No livro de Tobias, encontramos um anjo fazendo coisas comuns ao seres humanos,
inclusive comendo, mas ao final ele declara: “Eu sou Rafael, um dos sete
anjos... Vocês pensavam que eu comia, mas era só aparência... E o anjo
desapareceu...”. (Tb 12, 15-22). No caso de Jesus não poderia ter sido uma
situação semelhante ou mesmo completamente materializado, conforme já o
dissemos? Esta hipótese justificaria a questão de que poderia ser tocado, pois
estaria tangível.
Mas considerando que, em várias oportunidades, se manifesta e ninguém o
reconhece, somente acontecendo após algum gesto dele. Isso não ocorreria se ele
tivesse mesmo ressuscitado no corpo físico. Se fosse em espírito poderia muito
bem, por sua evolução espiritual, transparecer com tanta luz que não conseguiram
de imediato identificá-lo. Teria Ele, quando vivo, dito algo que viesse a negar
depois de morto, já que acreditamos que o que pregou foi realmente a
ressurreição do Espírito?
Os evangelistas são unânimes em dizer que o corpo de Jesus foi colocado num
túmulo novo. As narrativas de Mateus (27.59-60) e Marcos (15,46) dizem que o
túmulo era de José de Arimatéia, enquanto a de Lucas (23,52) não dá a entender
isso e João (19,41-42) diz que o túmulo estava localizado no jardim perto do
lugar onde Jesus fora crucificado e o colocaram lá apenas porque estava perto,
faltam dados para concluir que seria de José de Arimatéia. Prestem a atenção à
narrativa, pois foi dito “colocaram” em vez de enterraram, com isso não estaria
mesmo para ser um lugar provisório?
Em Atos (5,6.10), quando se narra a morte de Ananias, e, logo após, a de Safira,
sua mulher, a expressão usada foi: “levaram para enterrar”, ou seja, em
definitivo. Assim, por falta de maiores comprovações, podemos concluir que o
lugar onde colocaram o corpo de Jesus não era o seu túmulo definitivo, o que,
provavelmente, foi feito depois, daí a razão do desaparecimento de seu corpo,
hipótese mais provável tomando-se como base as narrativas.

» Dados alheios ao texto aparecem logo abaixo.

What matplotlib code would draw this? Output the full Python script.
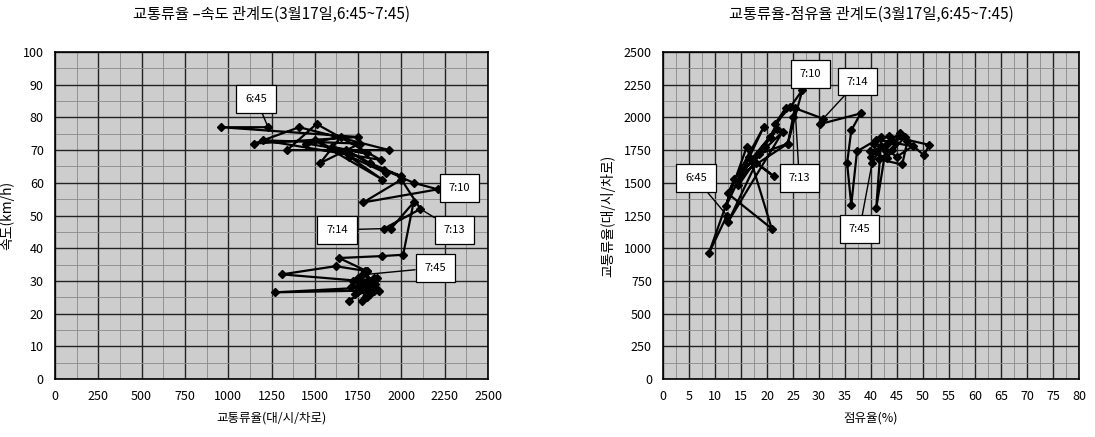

Por outro lado, no domingo de manhã, dois dias depois da morte de Jesus, algumas
mulheres compraram perfumes e foram ao sepulcro para embalsamar o corpo (Mc
16,1; Lc 24,1), reforçando a idéia de que estava ali provisoriamente. João
(20,1-2) relata que somente Maria Madalena foi ao sepulcro, sem dizer o motivo,
que ao encontrá-lo vazio, diz: “levaram o Senhor do sepulcro e não sabemos onde
o puseram”, ou seja, falou exatamente o que seria de se esperar para uma
situação provisória.
Quem vai nos tirar desse impasse? Em Atos (16,7) Paulo e Timóteo tentam entrar
na Bitínia, aí diz o texto: “mas o Espírito de Jesus os impediu”. Em 2Cor 3,17,
Paulo afirma: “O Senhor é Espírito”. Pedro já nos diz que Jesus: “...sofreu a
morte em seu corpo, mas recebeu vida pelo Espírito” (1Pe 3,18) e mais adiante
nos dá outra informação dizendo que Jesus foi pregar o Evangelho aos mortos (1Pe
4,4-6), o que Jesus só poderia ter feito em Espírito. Assim, tudo se converge
para a idéia de que Jesus, após sua morte, ressuscitou em Espírito.
A conclusão final, portanto, fica-nos que a ressurreição contida na Bíblia é a
do Espírito e não do corpo. E sendo a do Espírito teremos também que,
forçosamente, admitir a comunicação dos “mortos” com os vivos, conforme o
acontecido com o próprio Jesus após sua morte.
Fica aí ainda evidenciada a necessidade de uma exegese mais realista dos fatos
acontecidos, já que o que os teólogos nos colocaram não condiz com a realidade.
Bibliografia:
Bíblia Sagrada, São Paulo, Edições Paulinas, 1980.
Bíblia Sagrada, São Paulo, Paulus, 1990.